Because a Resurrected Life Looks Like Lent


I wrote this post on Ash Wednesday but never published it.  I’m putting it out there now because even though we stand in the glory of the resurrection, He still calls us to His cross every day. And I can’t shake the feeling that I should be living Lent every day of the year.

The floor of the old church on the beach creaks beneath my feet; the kneelers, I notice, are aged and nearly threadbare from the century of saints humbling themselves before Him in this place.  I have come here today to do the same, to begin my journey to the cross, and I know that the only way to make it to Calvary is on bended knee.
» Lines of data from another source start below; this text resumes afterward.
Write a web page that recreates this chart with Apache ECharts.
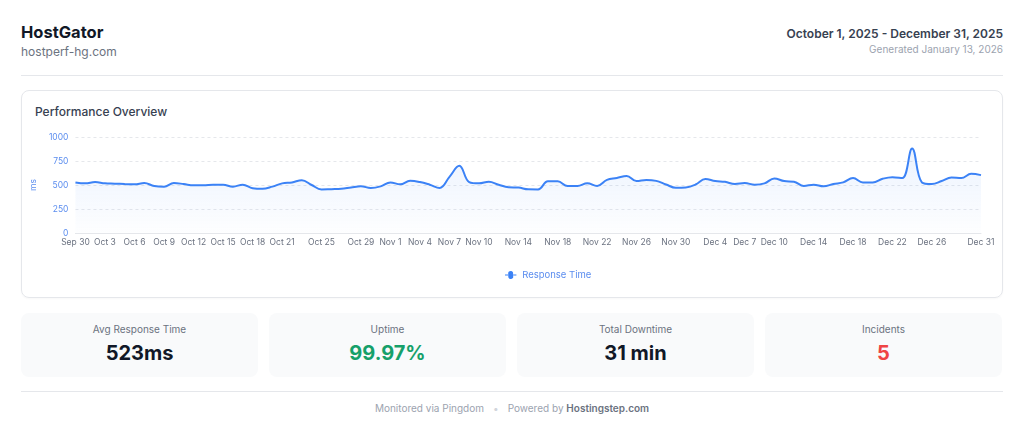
<!DOCTYPE html>
<html>
<head>
<meta charset="utf-8">
<script src="https://cdn.jsdelivr.net/npm/echarts@6/dist/echarts.min.js"></script>
<style>
  html, body { margin:0; padding:0; background:#ffffff; }
  body { width:1024px; height:440px; position:relative; overflow:hidden; font-family: Inter, "Noto Sans", sans-serif; }
  .abs { position:absolute; white-space:nowrap; }
  .title { left:21px; top:22px; font-size:16.5px; line-height:20px; font-weight:700; color:#111827; }
  .sub { left:21px; top:44px; font-size:12px; line-height:16px; color:#6b7280; }
  .range { right:21px; top:26px; font-size:12px; line-height:16px; font-weight:600; color:#374151; text-align:right; }
  .gen { right:21px; top:42px; font-size:10px; line-height:14px; color:#9ca3af; text-align:right; }
  .hr { left:21px; width:982px; height:1px; background:#e5e7eb; }
  .card { left:21px; top:90px; width:980px; height:206px; border:1px solid #e5e7eb; border-radius:8px; box-shadow:0 1px 2px rgba(0,0,0,0.03); }
  .ctitle { left:35px; top:104px; font-size:12px; line-height:16px; font-weight:500; color:#374151; }
  #chart { position:absolute; left:21px; top:125px; width:982px; height:170px; }
  .stat { top:313px; width:237px; height:64px; background:#f9fafb; border-radius:8px; text-align:center; }
  .stat .lab { position:absolute; left:0; right:0; top:9px; font-size:10px; line-height:14px; color:#6b7280; }
  .stat .val { position:absolute; left:0; right:0; top:28px; font-size:20px; line-height:24px; font-weight:700; color:#111827; }
  .foot { left:0; width:1024px; top:401px; font-size:10px; line-height:14px; color:#9ca3af; text-align:center; }
  .foot b { color:#6b7280; font-weight:600; }
  .dot { display:inline-block; margin:0 9px; color:#d1d5db; }
</style>
</head>
<body>
<div class="abs title">HostGator</div>
<div class="abs sub">hostperf-hg.com</div>
<div class="abs range">October 1, 2025 - December 31, 2025</div>
<div class="abs gen">Generated January 13, 2026</div>
<div class="abs hr" style="top:75px"></div>
<div class="abs card"></div>
<div class="abs ctitle">Performance Overview</div>
<div id="chart"></div>
<div class="abs stat" style="left:21px"><div class="lab">Avg Response Time</div><div class="val">523ms</div></div>
<div class="abs stat" style="left:269px"><div class="lab">Uptime</div><div class="val" style="color:#16a06a">99.97%</div></div>
<div class="abs stat" style="left:517px"><div class="lab">Total Downtime</div><div class="val">31 min</div></div>
<div class="abs stat" style="left:765px"><div class="lab">Incidents</div><div class="val" style="color:#ef4444">5</div></div>
<div class="abs hr" style="top:391px"></div>
<div class="abs foot">Monitored via Pingdom<span class="dot">•</span>Powered by <b>Hostingstep.com</b></div>
<script>
const dates = [
  "Sep 30",
  "Oct 1","Oct 2","Oct 3","Oct 4","Oct 5","Oct 6","Oct 7","Oct 8","Oct 9","Oct 10",
  "Oct 11","Oct 12","Oct 13","Oct 14","Oct 15","Oct 16","Oct 17","Oct 18","Oct 19","Oct 20",
  "Oct 21","Oct 22","Oct 23","Oct 24","Oct 25","Oct 26","Oct 27","Oct 28","Oct 29","Oct 30","Oct 31",
  "Nov 1","Nov 2","Nov 3","Nov 4","Nov 5","Nov 6","Nov 7","Nov 8","Nov 9","Nov 10",
  "Nov 11","Nov 12","Nov 13","Nov 14","Nov 15","Nov 16","Nov 17","Nov 18","Nov 19","Nov 20",
  "Nov 21","Nov 22","Nov 23","Nov 24","Nov 25","Nov 26","Nov 27","Nov 28","Nov 29","Nov 30",
  "Dec 1","Dec 2","Dec 3","Dec 4","Dec 5","Dec 6","Dec 7","Dec 8","Dec 9","Dec 10",
  "Dec 11","Dec 12","Dec 13","Dec 14","Dec 15","Dec 16","Dec 17","Dec 18","Dec 19","Dec 20",
  "Dec 21","Dec 22","Dec 23","Dec 24","Dec 25","Dec 26","Dec 27","Dec 28","Dec 29","Dec 30","Dec 31"
];
const responseTime = [
  527,
  517,530,517,514,510,507,520,490,483,520,
  510,497,497,503,503,483,503,466,460,483,
  517,527,550,500,454,457,460,474,486,469,486,
  527,507,544,531,503,469,585,700,531,517,
  534,503,476,473,455,454,538,538,490,490,
  517,490,553,573,595,541,553,543,505,471,
  475,505,562,541,533,510,520,503,517,568,
  541,534,490,503,486,510,527,572,527,527,
  565,582,572,880,527,510,541,579,572,616,603
];
const shownTickLabels = ["Sep 30","Oct 3","Oct 6","Oct 9","Oct 12","Oct 15","Oct 18","Oct 21","Oct 25","Oct 29",
  "Nov 1","Nov 4","Nov 7","Nov 10","Nov 14","Nov 18","Nov 22","Nov 26","Nov 30",
  "Dec 4","Dec 7","Dec 10","Dec 14","Dec 18","Dec 22","Dec 26","Dec 31"];
const yTicks = [0, 250, 500, 750, 1000];

const chart = echarts.init(document.getElementById('chart'), null, {renderer:'canvas'});
chart.setOption({
  animation: false,
  textStyle: { fontFamily: 'Inter, "Noto Sans", sans-serif' },
  grid: { left: 48, right: 22, top: 12, bottom: 62 },
  legend: {
    top: 140, left: 479,
    itemWidth: 13, itemHeight: 8, itemGap: 10,
    textStyle: { color: '#5b8def', fontSize: 9.5 },
    data: [{ name: 'Response Time', icon: 'path://M0,4 L4,4 A2.8,2.8 0 1 1 9,4 L13,4 L13,5 L9,5 A2.8,2.8 0 1 1 4,5 L0,5 Z' }]
  },
  xAxis: {
    type: 'category',
    data: dates,
    boundaryGap: false,
    axisLine: { show: true, lineStyle: { color: '#e5e7eb' } },
    axisTick: { show: false },
    axisLabel: {
      color: '#6b7280', fontSize: 8.5, margin: 5,
      showMinLabel: true, showMaxLabel: true,
      interval: (i, v) => shownTickLabels.includes(v)
    },
    splitLine: { show: false }
  },
  yAxis: {
    type: 'value',
    min: yTicks[0], max: yTicks[yTicks.length - 1], interval: 250,
    name: 'ms', nameLocation: 'middle', nameGap: 18,
    nameTextStyle: { color: '#5b8def', fontSize: 8.5 },
    axisLine: { show: false },
    axisTick: { show: false },
    axisLabel: { color: '#5b8def', fontSize: 8.5, margin: 7, formatter: v => String(v) },
    splitLine: { lineStyle: { color: '#e5e7eb', type: [3, 3] } }
  },
  series: [{
    name: 'Response Time',
    type: 'line',
    data: responseTime,
    smooth: 0.4,
    symbol: 'circle',
    showSymbol: false,
    lineStyle: { color: '#3b82f6', width: 2 },
    itemStyle: { color: '#3b82f6' },
    areaStyle: {
      color: new echarts.graphic.LinearGradient(0, 0, 0, 1, [
        { offset: 0, color: 'rgba(59,130,246,0.14)' },
        { offset: 1, color: 'rgba(59,130,246,0.01)' }
      ])
    }
  }]
});
</script>
</body>
</html>
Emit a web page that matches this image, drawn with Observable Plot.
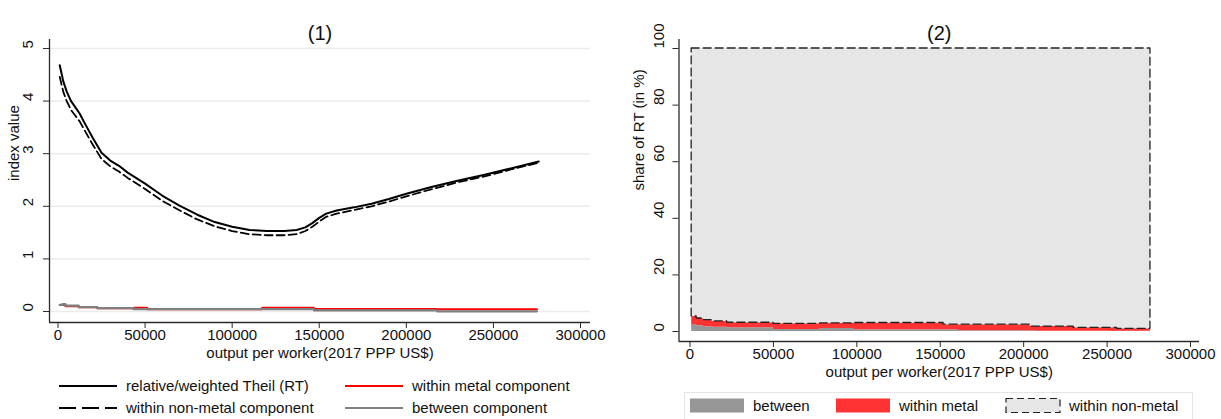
<!DOCTYPE html>
<html>
<head>
<meta charset="utf-8">
<script src="https://cdn.jsdelivr.net/npm/d3@7"></script>
<script src="https://cdn.jsdelivr.net/npm/@observablehq/plot@0.6"></script>
<style>
  body { margin: 0; background: #fff; }
  #wrap { position: relative; width: 1221px; height: 419px; overflow: hidden; background: #fff; }
  #wrap svg { position: absolute; }
</style>
</head>
<body>
<div id="wrap"></div>
<script>
const FONT = '"Liberation Sans", Arial, Helvetica, sans-serif';

// ---- tick labels ----
const xTicks = [0, 50000, 100000, 150000, 200000, 250000, 300000];
const yTicksIndex = [0, 1, 2, 3, 4, 5];
const yTicksShare = [0, 20, 40, 60, 80, 100];

// ---- panel (1): index values ----
const rtX = [1000, 3000, 5000, 7500, 10000, 12500, 15000, 20000, 25000, 30000, 35000, 40000, 50000, 60000, 70000, 80000, 90000, 100000, 110000, 120000, 130000, 137000, 142000, 146000, 150000, 154000, 160000, 170000, 180000, 190000, 200000, 215000, 230000, 245000, 260000, 276000];
const rtValues = [4.68, 4.38, 4.18, 4.00, 3.88, 3.76, 3.60, 3.30, 3.02, 2.87, 2.77, 2.64, 2.43, 2.20, 2.01, 1.84, 1.70, 1.61, 1.55, 1.53, 1.53, 1.55, 1.60, 1.68, 1.78, 1.86, 1.92, 1.98, 2.05, 2.14, 2.24, 2.37, 2.49, 2.60, 2.72, 2.85];
const nonMetalValues = [4.46, 4.18, 4.00, 3.83, 3.72, 3.61, 3.46, 3.17, 2.90, 2.76, 2.66, 2.54, 2.33, 2.10, 1.92, 1.75, 1.62, 1.53, 1.47, 1.45, 1.45, 1.47, 1.53, 1.61, 1.71, 1.80, 1.86, 1.93, 2.00, 2.09, 2.19, 2.33, 2.46, 2.57, 2.70, 2.83];

const metalX = [1000, 4300, 11900, 22500, 43500, 51200, 117200, 146900, 217700, 275000];
const metalValues = [0.125, 0.10, 0.08, 0.06, 0.07, 0.045, 0.07, 0.05, 0.045, 0.045];

const betweenX = [1000, 2500, 4300, 11900, 22500, 43500, 146900, 217700, 275000];
const betweenValues = [0.125, 0.14, 0.11, 0.085, 0.065, 0.045, 0.022, 0.004, 0.004];

// ---- panel (2): shares of RT in % ----
const shareX = [1000, 4000, 8000, 13000, 22300, 50000, 78000, 98000, 152000, 161000, 204000, 208000, 230000, 256000, 276000];
const shareBetween = [2.5, 2.0, 1.7, 1.5, 1.3, 0.7, 1.1, 0.6, 0.6, 0.3, 0.3, 0.05, 0.05, 0.05, 0.05];
const shareMetal = [2.8, 2.6, 2.3, 2.1, 1.8, 2.0, 1.8, 2.4, 1.8, 2.1, 1.45, 1.7, 1.25, 0.9, 0.9];
const shareNonMetal = [94.7, 95.4, 96.0, 96.4, 96.9, 97.3, 97.1, 97.0, 97.6, 97.6, 98.25, 98.25, 98.7, 99.05, 99.05];

// ---- colours ----
const RED = "#ff0000", GREY = "#808080";
const FILL_BETWEEN = "#969696", FILL_METAL = "#ff3333", FILL_NONMETAL = "#e6e6e6";
const AXIS = "#2a2a2a";
const FS = 15;
const TFS = 20;

const wrap = document.getElementById("wrap");

// ===== Panel 1 =====
const rtRows = rtX.map((x, i) => ({x, y: rtValues[i]}));
const nmRows = rtX.map((x, i) => ({x, y: nonMetalValues[i]}));
const metRows = metalX.map((x, i) => ({x, y: metalValues[i]}));
const betRows = betweenX.map((x, i) => ({x, y: betweenValues[i]}));

const x1Dom = [-4880, 305742], y1Dom = [-0.209, 5.171];
const p1 = Plot.plot({
  width: 610, height: 370,
  marginLeft: 49, marginRight: 20, marginTop: 39, marginBottom: 48,
  x: {domain: x1Dom, label: null},
  y: {domain: y1Dom, label: null},
  style: {fontFamily: FONT, fontSize: FS + "px", color: "#111", background: "transparent", overflow: "visible"},
  marks: [
    Plot.ruleY(yTicksIndex, {y: d => d, stroke: "#ebebeb", strokeWidth: 1.5}),
    Plot.line(rtRows, {x: "x", y: "y", stroke: "#000", strokeWidth: 2, curve: "linear"}),
    Plot.line(nmRows, {x: "x", y: "y", stroke: "#000", strokeWidth: 1.8, strokeDasharray: "8,4"}),
    Plot.line(metRows, {x: "x", y: "y", stroke: RED, strokeWidth: 2, curve: "step-after"}),
    Plot.line(betRows, {x: "x", y: "y", stroke: GREY, strokeWidth: 2.2, curve: "step-after"}),
    Plot.ruleX([x1Dom[0]], {x: d => d, stroke: AXIS, strokeWidth: 1.3}),
    Plot.ruleY([y1Dom[0]], {y: d => d, stroke: AXIS, strokeWidth: 1.3}),
    Plot.axisX(xTicks, {tickSize: 6, tickFormat: () => "", label: null, stroke: AXIS}),
    Plot.axisY(yTicksIndex, {tickSize: 6, tickFormat: () => "", label: null, stroke: AXIS}),
    Plot.text(xTicks, {x: d => d, text: d => String(d), frameAnchor: "bottom", dy: 17, fontSize: FS, fill: "#111"}),
    Plot.text(yTicksIndex, {y: d => d, text: d => String(d), frameAnchor: "left", dx: -21, rotate: -90, fontSize: FS, fill: "#111"}),
    Plot.text(["index value"], {frameAnchor: "left", dx: -35, rotate: -90, fontSize: FS, fill: "#111"}),
    Plot.text(["output per worker(2017 PPP US$)"], {frameAnchor: "bottom", dy: 35, fontSize: FS, fill: "#111"}),
    Plot.text(["(1)"], {frameAnchor: "top", dy: -14, fontSize: TFS, fill: "#111"})
  ]
});
p1.style.left = "0px"; p1.style.top = "0px";
wrap.appendChild(p1);

// ===== Panel 2 =====
const betArea = shareX.map((x, i) => ({x, y1: 0, y2: shareBetween[i]}));
const metArea = shareX.map((x, i) => ({x, y1: shareBetween[i], y2: shareBetween[i] + shareMetal[i]}));
const nmArea = shareX.map((x, i) => ({x, y1: shareBetween[i] + shareMetal[i], y2: shareBetween[i] + shareMetal[i] + shareNonMetal[i]}));

const x2Dom = [-6593, 305395], y2Dom = [-3.53, 103.18];
const p2 = Plot.plot({
  width: 611, height: 390,
  marginLeft: 68.5, marginRight: 22, marginTop: 39, marginBottom: 49,
  x: {domain: x2Dom, label: null},
  y: {domain: y2Dom, label: null},
  style: {fontFamily: FONT, fontSize: FS + "px", color: "#111", background: "transparent", overflow: "visible"},
  marks: [
    Plot.areaY(betArea, {x: "x", y1: "y1", y2: "y2", fill: FILL_BETWEEN, curve: "step-after"}),
    Plot.areaY(metArea, {x: "x", y1: "y1", y2: "y2", fill: FILL_METAL, curve: "step-after"}),
    Plot.areaY(nmArea, {x: "x", y1: "y1", y2: "y2", fill: FILL_NONMETAL, stroke: "#222", strokeWidth: 1.3, strokeDasharray: "8,4", curve: "step-after"}),
    Plot.ruleX([x2Dom[0]], {x: d => d, stroke: AXIS, strokeWidth: 1.3}),
    Plot.ruleY([y2Dom[0]], {y: d => d, stroke: AXIS, strokeWidth: 1.3}),
    Plot.axisX(xTicks, {tickSize: 6, tickFormat: () => "", label: null, stroke: AXIS}),
    Plot.axisY(yTicksShare, {tickSize: 6, tickFormat: () => "", label: null, stroke: AXIS}),
    Plot.text(xTicks, {x: d => d, text: d => String(d), frameAnchor: "bottom", dy: 17, fontSize: FS, fill: "#111"}),
    Plot.text(yTicksShare, {y: d => d, text: d => String(d), frameAnchor: "left", dx: -19.5, rotate: -90, fontSize: FS, fill: "#111"}),
    Plot.text(["share of RT (in %)"], {frameAnchor: "left", dx: -39.5, rotate: -90, fontSize: FS, fill: "#111"}),
    Plot.text(["output per worker(2017 PPP US$)"], {frameAnchor: "bottom", dy: 35, fontSize: FS, fill: "#111"}),
    Plot.text(["(2)"], {frameAnchor: "top", dy: -14, fontSize: TFS, fill: "#111"})
  ]
});
p2.style.left = "610px"; p2.style.top = "0px";
wrap.appendChild(p2);

// ===== Legends =====
const lg = d3.create("svg").attr("width", 1221).attr("height", 419)
  .style("left", "0px").style("top", "0px").style("font-family", FONT);

const leftItems = [
  {x: 59, y: 386, label: "relative/weighted Theil (RT)", stroke: "#000", dash: null, w: 2},
  {x: 345, y: 386, label: "within metal component", stroke: RED, dash: null, w: 2},
  {x: 59, y: 408, label: "within non-metal component", stroke: "#000", dash: "17,6", w: 2},
  {x: 345, y: 408, label: "between component", stroke: GREY, dash: null, w: 2.2}
];
for (const it of leftItems) {
  lg.append("line").attr("x1", it.x).attr("x2", it.x + 58).attr("y1", it.y).attr("y2", it.y)
    .attr("stroke", it.stroke).attr("stroke-width", it.w).attr("stroke-dasharray", it.dash);
  lg.append("text").attr("x", it.x + 67).attr("y", it.y).attr("dy", "0.35em")
    .attr("font-size", FS).attr("fill", "#111").text(it.label);
}

lg.append("rect").attr("x", 684.5).attr("y", 392.5).attr("width", 508).attr("height", 40)
  .attr("fill", "#fff").attr("stroke", "#e4e4e4");
const rightItems = [
  {x: 690, label: "between", fill: FILL_BETWEEN, dashed: false},
  {x: 836, label: "within metal", fill: FILL_METAL, dashed: false},
  {x: 1006, label: "within non-metal", fill: FILL_NONMETAL, dashed: true}
];
for (const it of rightItems) {
  const r = lg.append("rect").attr("x", it.x).attr("y", 398.5).attr("width", 54).attr("height", 14).attr("fill", it.fill);
  if (it.dashed) r.attr("stroke", "#222").attr("stroke-width", 1.2).attr("stroke-dasharray", "7,4");
  lg.append("text").attr("x", it.x + 63).attr("y", 406).attr("dy", "0.35em")
    .attr("font-size", FS).attr("fill", "#111").text(it.label);
}
wrap.appendChild(lg.node());
</script>
</body>
</html>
So here I am bowing low, knees pressing in to the frayed kneelers, waiting for the ashes to leave their mark on my skin, praying they’ll leave their mark on my heart.
They read scripture from the pulpit. “‘Yet even now’ declares the Lord, ‘return to me with all your heart, with fasting, with weeping, and with mourning; and rend your hearts and not your garments’. Return to the Lord your God for he is gracious and merciful, slow to anger, and abounding in steadfast love; and he relents over disaster.”  Joel 2: 12-13

The minister, he talks about sacrificing and pressing in to God during Lent, and this year I know what it means to fast.  I grew up Catholic.  We ate fish on Fridays and sacrificed sweets and gave up T.V., but I always thought it was about doing something for God, as if He needed me to give up chocolate.  But this year, I get it.  This year of struggling and sanctification has taught me that fasting isn’t about the giving up, it’s about the filling up.  The hunger pangs, they remind me that I need the nourishment of the Word to fully satisfy,that He offers me this feast of grace and yet I’ve spent most of my life picking up the crumbs.  So I’ll skip meals during Lent and spend the time feasting on His presence, drinking up the living water, satiating myself with the bread of life, and maybe when Resurrection Sunday comes I’ll know that the feast is meant to last forever.
I make my way to the front of the church and he puts the ashes on my head, and he tells me that I was made from dust and to dust I will return, and I think of what that means. That earthly life is fleeting and that we are to hope for what is eternal. Yes…yes…our bodies are bound for the grave and it is to the eternal that I look, but I’m thinking of this mark on my head and a different scripture comes to me.  The one from the great love letter of the Bible, the one about setting a seal of ownership upon my heart.  I know from experience that at the end of the day, this cross made of ashes will smudge and will look more like a big black thumbprint on my forehead. And I’m thinking that this is how it should be for me always, that I should bear His print, His seal of ownership, and live like it means something, live like I’ve been loved by someone so fiercely that He would pay His blood to have me.  If these ashes are to mean anything at all, I have to let His holy fire brand that seal right into my heart.  I have let the enemy brand me with so many other names, but God has called me His own, His daughter, and this is the one name that’s eternal. I bear His seal because of the cross.
So when I make it to Calvary’s hill near the end of these forty days, I’ll see the One who was without sin take the blame for all of mine, and I’ll mourn and I’ll weep and I’ll rend my heart unto Him.  And then I’ll turn from that empty tomb and there He’ll be, shining the glory of His resurrection into the darkness of death, illuminating my spirit with the unquenchable flame of His love.